[PROBLEM] For each line that holds "this", copy the line out.

[DATA SECTION]
|---|

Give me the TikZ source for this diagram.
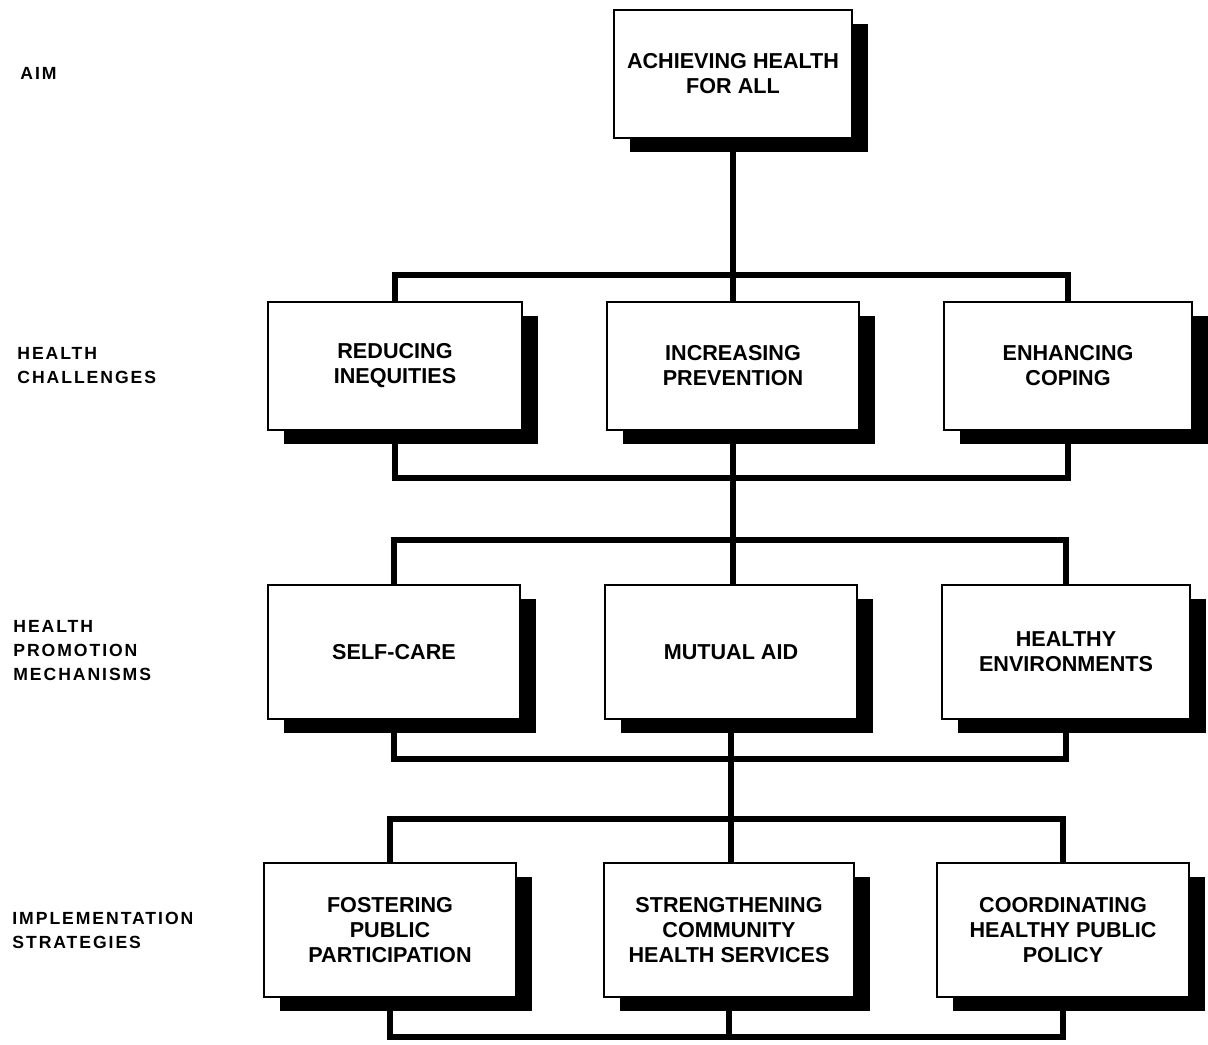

|---|

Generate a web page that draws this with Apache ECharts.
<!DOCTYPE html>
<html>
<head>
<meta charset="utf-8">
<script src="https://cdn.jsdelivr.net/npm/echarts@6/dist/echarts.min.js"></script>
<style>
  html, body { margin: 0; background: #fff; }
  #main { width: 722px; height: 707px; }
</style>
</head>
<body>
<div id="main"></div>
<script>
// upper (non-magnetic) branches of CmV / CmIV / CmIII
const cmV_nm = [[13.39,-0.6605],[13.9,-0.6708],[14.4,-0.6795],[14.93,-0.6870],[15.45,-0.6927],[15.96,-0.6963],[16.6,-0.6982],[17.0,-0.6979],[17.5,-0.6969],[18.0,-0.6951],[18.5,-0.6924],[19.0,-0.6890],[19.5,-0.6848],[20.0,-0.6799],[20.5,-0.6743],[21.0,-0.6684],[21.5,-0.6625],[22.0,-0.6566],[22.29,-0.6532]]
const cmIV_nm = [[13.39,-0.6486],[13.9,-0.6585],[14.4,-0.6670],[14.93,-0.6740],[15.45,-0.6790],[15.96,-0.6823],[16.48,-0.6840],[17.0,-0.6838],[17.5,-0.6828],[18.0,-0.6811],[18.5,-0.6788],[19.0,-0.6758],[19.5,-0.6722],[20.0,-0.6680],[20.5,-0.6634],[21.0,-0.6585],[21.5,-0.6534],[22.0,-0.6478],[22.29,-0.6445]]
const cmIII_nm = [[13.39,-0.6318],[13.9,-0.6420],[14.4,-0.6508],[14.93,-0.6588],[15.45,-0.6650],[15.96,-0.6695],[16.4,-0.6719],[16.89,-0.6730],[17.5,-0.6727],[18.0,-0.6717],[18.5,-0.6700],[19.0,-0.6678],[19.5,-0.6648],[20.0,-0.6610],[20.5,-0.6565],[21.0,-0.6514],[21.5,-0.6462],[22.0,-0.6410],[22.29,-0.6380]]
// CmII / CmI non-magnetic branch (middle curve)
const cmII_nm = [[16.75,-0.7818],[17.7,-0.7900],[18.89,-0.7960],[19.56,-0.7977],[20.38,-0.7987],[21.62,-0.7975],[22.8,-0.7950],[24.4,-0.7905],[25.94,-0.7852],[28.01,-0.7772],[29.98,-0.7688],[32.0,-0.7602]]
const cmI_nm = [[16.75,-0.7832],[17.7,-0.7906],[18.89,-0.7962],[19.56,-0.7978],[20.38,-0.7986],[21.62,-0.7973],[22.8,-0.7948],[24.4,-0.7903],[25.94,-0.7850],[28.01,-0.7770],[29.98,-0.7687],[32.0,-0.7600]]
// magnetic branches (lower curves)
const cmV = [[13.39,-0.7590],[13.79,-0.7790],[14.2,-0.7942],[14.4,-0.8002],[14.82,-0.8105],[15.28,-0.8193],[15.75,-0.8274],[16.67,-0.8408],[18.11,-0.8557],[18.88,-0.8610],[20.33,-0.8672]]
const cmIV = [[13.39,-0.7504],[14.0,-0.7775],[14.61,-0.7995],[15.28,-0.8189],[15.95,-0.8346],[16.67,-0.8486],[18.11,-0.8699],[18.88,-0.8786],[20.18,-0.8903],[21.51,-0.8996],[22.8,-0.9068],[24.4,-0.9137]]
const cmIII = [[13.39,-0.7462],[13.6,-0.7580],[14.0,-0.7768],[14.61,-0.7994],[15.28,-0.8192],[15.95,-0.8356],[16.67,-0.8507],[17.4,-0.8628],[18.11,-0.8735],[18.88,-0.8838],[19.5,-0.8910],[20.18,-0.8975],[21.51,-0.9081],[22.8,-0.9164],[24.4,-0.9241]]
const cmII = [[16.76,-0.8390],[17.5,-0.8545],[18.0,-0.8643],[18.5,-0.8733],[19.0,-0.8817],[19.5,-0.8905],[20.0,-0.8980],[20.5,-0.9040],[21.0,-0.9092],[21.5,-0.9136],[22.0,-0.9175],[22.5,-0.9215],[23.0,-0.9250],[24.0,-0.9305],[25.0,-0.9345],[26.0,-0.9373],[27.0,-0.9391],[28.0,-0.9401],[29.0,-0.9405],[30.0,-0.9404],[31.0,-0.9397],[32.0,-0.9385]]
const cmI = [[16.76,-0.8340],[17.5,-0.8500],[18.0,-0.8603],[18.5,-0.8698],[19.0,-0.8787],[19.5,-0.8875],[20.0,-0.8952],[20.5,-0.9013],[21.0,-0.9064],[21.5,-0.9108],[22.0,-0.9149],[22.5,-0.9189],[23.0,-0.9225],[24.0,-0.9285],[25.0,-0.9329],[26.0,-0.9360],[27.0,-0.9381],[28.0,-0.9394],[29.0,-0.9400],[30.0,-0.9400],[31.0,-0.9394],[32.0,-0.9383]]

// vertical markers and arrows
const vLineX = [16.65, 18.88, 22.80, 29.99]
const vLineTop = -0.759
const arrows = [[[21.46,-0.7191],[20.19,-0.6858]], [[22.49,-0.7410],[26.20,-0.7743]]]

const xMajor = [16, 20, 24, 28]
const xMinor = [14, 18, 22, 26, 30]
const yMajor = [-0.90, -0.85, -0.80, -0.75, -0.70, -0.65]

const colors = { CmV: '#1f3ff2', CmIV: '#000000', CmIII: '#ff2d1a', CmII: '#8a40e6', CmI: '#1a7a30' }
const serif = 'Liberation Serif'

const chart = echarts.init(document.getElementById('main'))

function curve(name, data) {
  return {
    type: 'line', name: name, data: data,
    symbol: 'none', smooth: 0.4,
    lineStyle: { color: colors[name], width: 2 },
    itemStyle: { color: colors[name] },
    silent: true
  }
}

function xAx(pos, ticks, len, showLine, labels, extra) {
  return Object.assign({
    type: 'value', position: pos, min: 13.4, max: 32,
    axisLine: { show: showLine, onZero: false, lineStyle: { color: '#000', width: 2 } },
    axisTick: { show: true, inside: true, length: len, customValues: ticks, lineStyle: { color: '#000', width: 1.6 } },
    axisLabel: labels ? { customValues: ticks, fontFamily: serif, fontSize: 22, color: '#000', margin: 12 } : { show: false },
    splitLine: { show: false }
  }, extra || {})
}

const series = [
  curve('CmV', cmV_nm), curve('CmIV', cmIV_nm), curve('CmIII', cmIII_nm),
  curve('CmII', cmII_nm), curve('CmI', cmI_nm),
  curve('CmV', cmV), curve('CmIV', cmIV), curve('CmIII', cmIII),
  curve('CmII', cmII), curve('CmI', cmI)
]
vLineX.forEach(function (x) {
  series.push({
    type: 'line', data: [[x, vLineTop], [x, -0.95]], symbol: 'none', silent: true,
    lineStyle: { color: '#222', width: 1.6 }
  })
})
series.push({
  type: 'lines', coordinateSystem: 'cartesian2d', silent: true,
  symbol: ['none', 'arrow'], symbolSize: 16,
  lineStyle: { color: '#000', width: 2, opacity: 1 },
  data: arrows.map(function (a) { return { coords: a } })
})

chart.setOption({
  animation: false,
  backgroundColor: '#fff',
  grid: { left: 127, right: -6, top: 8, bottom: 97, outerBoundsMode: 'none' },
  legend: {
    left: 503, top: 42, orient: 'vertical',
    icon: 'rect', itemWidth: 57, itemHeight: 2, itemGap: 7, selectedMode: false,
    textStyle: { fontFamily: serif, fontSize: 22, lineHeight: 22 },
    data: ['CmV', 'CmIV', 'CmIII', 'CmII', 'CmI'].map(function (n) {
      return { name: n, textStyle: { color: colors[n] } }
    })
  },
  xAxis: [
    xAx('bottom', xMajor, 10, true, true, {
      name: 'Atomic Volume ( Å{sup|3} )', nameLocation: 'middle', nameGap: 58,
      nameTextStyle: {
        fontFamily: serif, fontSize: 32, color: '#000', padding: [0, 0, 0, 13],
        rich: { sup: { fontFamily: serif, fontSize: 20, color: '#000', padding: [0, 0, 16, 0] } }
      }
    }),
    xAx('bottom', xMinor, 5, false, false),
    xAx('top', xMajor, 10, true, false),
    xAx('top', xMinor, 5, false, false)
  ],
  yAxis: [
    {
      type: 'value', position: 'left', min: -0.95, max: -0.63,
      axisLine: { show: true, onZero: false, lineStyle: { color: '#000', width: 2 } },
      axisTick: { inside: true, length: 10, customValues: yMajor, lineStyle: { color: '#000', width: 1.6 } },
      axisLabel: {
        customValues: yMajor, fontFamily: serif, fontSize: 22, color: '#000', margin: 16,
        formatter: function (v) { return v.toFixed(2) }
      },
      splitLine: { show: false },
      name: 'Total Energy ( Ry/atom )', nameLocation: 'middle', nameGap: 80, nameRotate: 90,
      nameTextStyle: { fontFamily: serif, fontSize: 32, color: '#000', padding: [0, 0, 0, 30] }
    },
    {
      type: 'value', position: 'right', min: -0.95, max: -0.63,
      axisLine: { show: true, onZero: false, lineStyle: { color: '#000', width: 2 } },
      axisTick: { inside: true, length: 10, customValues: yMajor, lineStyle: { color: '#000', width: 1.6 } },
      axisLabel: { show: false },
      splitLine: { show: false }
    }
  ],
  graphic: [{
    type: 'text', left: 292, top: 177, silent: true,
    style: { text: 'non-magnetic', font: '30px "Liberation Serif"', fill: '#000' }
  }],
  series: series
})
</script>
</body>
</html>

|---|

[RESULT BELOW]
Give me the TikZ source for this diagram.
Generate a web page that draws this with Apache ECharts.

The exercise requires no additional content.